Retype, please, the listing from its opening line through the line that contains "(8,10) -- (1188,10);", both included, without the pictures.

☆ ☆ ☆ ☆ ☆

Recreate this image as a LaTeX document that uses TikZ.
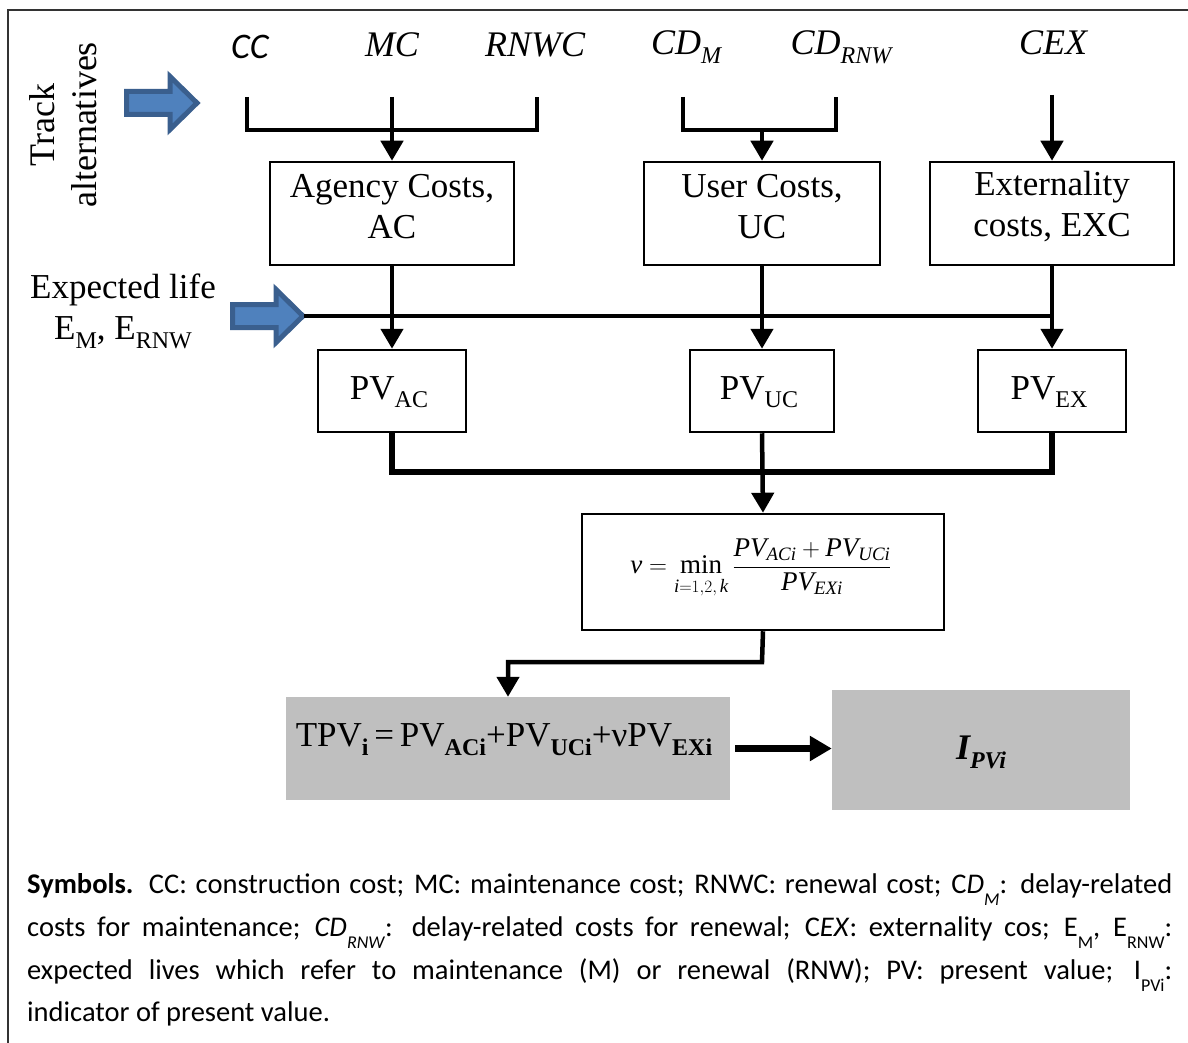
\documentclass[tikz,border=0pt]{standalone}
\usepackage{amsmath}
\usepackage{fontspec}
\setmainfont{Liberation Serif}
\newfontfamily\calfont{Carlito}
\usetikzlibrary{arrows.meta}
\definecolor{arrblue}{HTML}{4F81BD}
\definecolor{arrdark}{HTML}{3A5F8E}
\definecolor{boxgray}{HTML}{BFBFBF}
\definecolor{framegray}{HTML}{333333}
\newcommand\dsub[1]{\raisebox{-0.25em}{\fontsize{24}{24}\selectfont #1}}
\newcommand\lsub[1]{\raisebox{-0.45em}{\fontsize{18}{18}\selectfont #1}}
\newcommand\blockarrow[1]{%
  \draw[blk, shift={#1}] (-73.5,-11.5) -- (-30,-11.5) -- (-30,-26.5) -- (-3,0) -- (-30,26.5) -- (-30,11.5) -- (-73.5,11.5) -- cycle;}
\tikzset{
  box/.style={draw=black, line width=2.5pt, inner sep=0pt},
  gbox/.style={fill=boxgray, inner sep=0pt},
  conn/.style={line width=4.5pt, line join=miter},
  arr/.style={conn, -{Triangle[width=22pt,length=20pt]}},
  lab/.style={font=\fontsize{36}{40}\selectfont\itshape, inner sep=0pt},
  btext/.style={font=\fontsize{35}{41}\selectfont, align=center, inner sep=0pt},
  blk/.style={fill=arrblue, draw=arrdark, line width=5pt, line join=miter},
  frame/.style={draw=framegray, line width=2.5pt},
  symline/.style={anchor=base west, text width=1145pt, align=justify, inner sep=0pt,
    font=\calfont\fontsize{28.5}{32}\selectfont},
}
\begin{document}
\begin{tikzpicture}[x=1pt,y=-1pt]
\useasboundingbox (0,0) rectangle (1188,1043);
\fill[white] (0,0) rectangle (1188,1043);
\draw[frame] (8,1043) -- (8,10) -- (1188,10);

% side labels
\node[btext, rotate=90, font=\fontsize{36}{42}\selectfont] (track) at (63,125) {Track\\alternatives};
\node[btext] (elife) at (123,311) {Expected life\\E\dsub{M}, E\dsub{RNW}};
\blockarrow{(200,103)}
\blockarrow{(306,316)}

% top labels
\node[lab] (cc) at (250,47) {{\calfont CC}};
\node[lab] (mc) at (392,45) {MC};
\node[lab] (rnwc) at (535,45) {RNWC};
\node[lab] (cdm) at (686,47) {CD\dsub{M}};
\node[lab] (cdr) at (841,47) {CD\dsub{RNW}};
\node[lab] (cex) at (1053,43) {CEX};

% boxes
\node[box, minimum width=244pt, minimum height=103pt] (ac) at (392,213.5) {};
\node[box, minimum width=236pt, minimum height=103pt] (uc) at (762,213.5) {};
\node[box, minimum width=244pt, minimum height=103pt] (exc) at (1052,213.5) {};
\node[btext] (actext) at (392,207) {Agency Costs,\\AC};
\node[btext] (uctext) at (762,207) {User Costs,\\UC};
\node[btext] (exctext) at (1052,207) {Externality\\costs, EXC};

\node[box, minimum width=148pt, minimum height=82pt] (pvac) at (392,391) {};
\node[box, minimum width=144pt, minimum height=82pt] (pvuc) at (762,391) {};
\node[box, minimum width=148pt, minimum height=82pt] (pvex) at (1052,391) {};
\node[btext, anchor=base] (pvactext) at (389,399) {PV\dsub{AC}};
\node[btext, anchor=base] (pvuctext) at (759,399) {PV\dsub{UC}};
\node[btext, anchor=base] (pvextext) at (1049,399) {PV\dsub{EX}};

\node[box, minimum width=362pt, minimum height=116pt] (form) at (763,572) {};
\node[inner sep=0pt] (formtext) at (761,569) {\fontsize{27}{31}\selectfont
  $\displaystyle \textit{ν} = \mathop{\text{min}}\limits_{\rule{0pt}{15pt}\textit{i}=1,2,\,\textit{k}}
  \frac{\textit{PV}_{\textit{ACi}}+\textit{PV}_{\textit{UCi}}}{\textit{PV}_{\textit{EXi}}}$};

\node[gbox, minimum width=444pt, minimum height=103pt] (tpv) at (508,748.5) {};
\node[btext] (tpvtext) at (504,740) {TPV{\bfseries\dsub{i}}\,=\,PV{\bfseries\dsub{ACi}}+PV{\bfseries\dsub{UCi}}+νPV{\bfseries\dsub{EXi}}};
\node[gbox, minimum width=298pt, minimum height=120pt] (ipv) at (981,750) {};
\node[lab, font=\fontsize{36}{40}\selectfont\bfseries\itshape] (ipvtext) at (981,752) {I\dsub{PVi}};

% connectors
\coordinate (ccend) at (247,97);
\coordinate (mcend) at (392,97);
\coordinate (rnwcend) at (537,97);
\coordinate (mcjoin) at (392,130);
\draw[conn] (ccend) |- (mcjoin) -| (rnwcend);
\draw[arr] (mcend) -- (ac.north);

\coordinate (cdmend) at (683,97);
\coordinate (cdrend) at (836,97);
\coordinate (cdjoin) at (762,130);
\draw[conn] (cdmend) |- (cdjoin) -| (cdrend);
\draw[arr] (cdjoin) -- (uc.north);

\coordinate (cexend) at (1052,95);
\draw[arr] (cexend) -- (exc.north);

\coordinate (elifetip) at (304,316);
\coordinate (elifeend) at (1052,316);
\draw[conn] (elifetip) -- (elifeend);

\draw[arr] (ac.south) -- (pvac.north);
\draw[arr] (uc.south) -- (pvuc.north);
\draw[arr] (exc.south) -- (pvex.north);

\coordinate (pvjoin) at (762,472);
\draw[conn, line width=5.5pt] (pvac.south) |- (pvjoin) -| (pvex.south);
\draw[arr] (pvuc.south) -- (form.north);

\coordinate (fbend) at (762,662);
\draw[arr] (form.south) -- (fbend) -| (tpv.north);

\draw[line width=7pt, -{Triangle[width=24pt,length=22pt]}, shorten <=5pt] (tpv.east) -- (tpv.east -| ipv.west);

% symbols
\node[symline] (sym1) at (27,893) {\textbf{Symbols.} CC: construction cost; MC: maintenance cost; RNWC: renewal cost; C\textit{D}\lsub{\textit{M}}: delay-related\parfillskip=0pt\par};
\node[symline] (sym2) at (27,936) {costs for maintenance; \textit{CD}\lsub{\textit{RNW}}: delay-related costs for renewal; C\textit{EX}: externality cos; E\lsub{M}, E\lsub{RNW}:\parfillskip=0pt\par};
\node[symline] (sym3) at (27,979) {expected lives which refer to maintenance (M) or renewal (RNW); PV: present value; I\lsub{PVi}:\parfillskip=0pt\par};
\node[symline] (sym4) at (27,1021) {indicator of present value.};
\end{tikzpicture}
\end{document}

☆ ☆ ☆ ☆ ☆

- [TASK RESPONSE]:
Recreate this image as a LaTeX document that uses TikZ.
\documentclass[tikz,border=0pt]{standalone}
\usepackage{amsmath}
\usepackage{fontspec}
\setmainfont{Liberation Serif}
\newfontfamily\calfont{Carlito}
\usetikzlibrary{arrows.meta}
\definecolor{arrblue}{HTML}{4F81BD}
\definecolor{arrdark}{HTML}{3A5F8E}
\definecolor{boxgray}{HTML}{BFBFBF}
\definecolor{framegray}{HTML}{333333}
\newcommand\dsub[1]{\raisebox{-0.25em}{\fontsize{24}{24}\selectfont #1}}
\newcommand\lsub[1]{\raisebox{-0.45em}{\fontsize{18}{18}\selectfont #1}}
\newcommand\blockarrow[1]{%
  \draw[blk, shift={#1}] (-73.5,-11.5) -- (-30,-11.5) -- (-30,-26.5) -- (-3,0) -- (-30,26.5) -- (-30,11.5) -- (-73.5,11.5) -- cycle;}
\tikzset{
  box/.style={draw=black, line width=2.5pt, inner sep=0pt},
  gbox/.style={fill=boxgray, inner sep=0pt},
  conn/.style={line width=4.5pt, line join=miter},
  arr/.style={conn, -{Triangle[width=22pt,length=20pt]}},
  lab/.style={font=\fontsize{36}{40}\selectfont\itshape, inner sep=0pt},
  btext/.style={font=\fontsize{35}{41}\selectfont, align=center, inner sep=0pt},
  blk/.style={fill=arrblue, draw=arrdark, line width=5pt, line join=miter},
  frame/.style={draw=framegray, line width=2.5pt},
  symline/.style={anchor=base west, text width=1145pt, align=justify, inner sep=0pt,
    font=\calfont\fontsize{28.5}{32}\selectfont},
}
\begin{document}
\begin{tikzpicture}[x=1pt,y=-1pt]
\useasboundingbox (0,0) rectangle (1188,1043);
\fill[white] (0,0) rectangle (1188,1043);
\draw[frame] (8,1043) -- (8,10) -- (1188,10);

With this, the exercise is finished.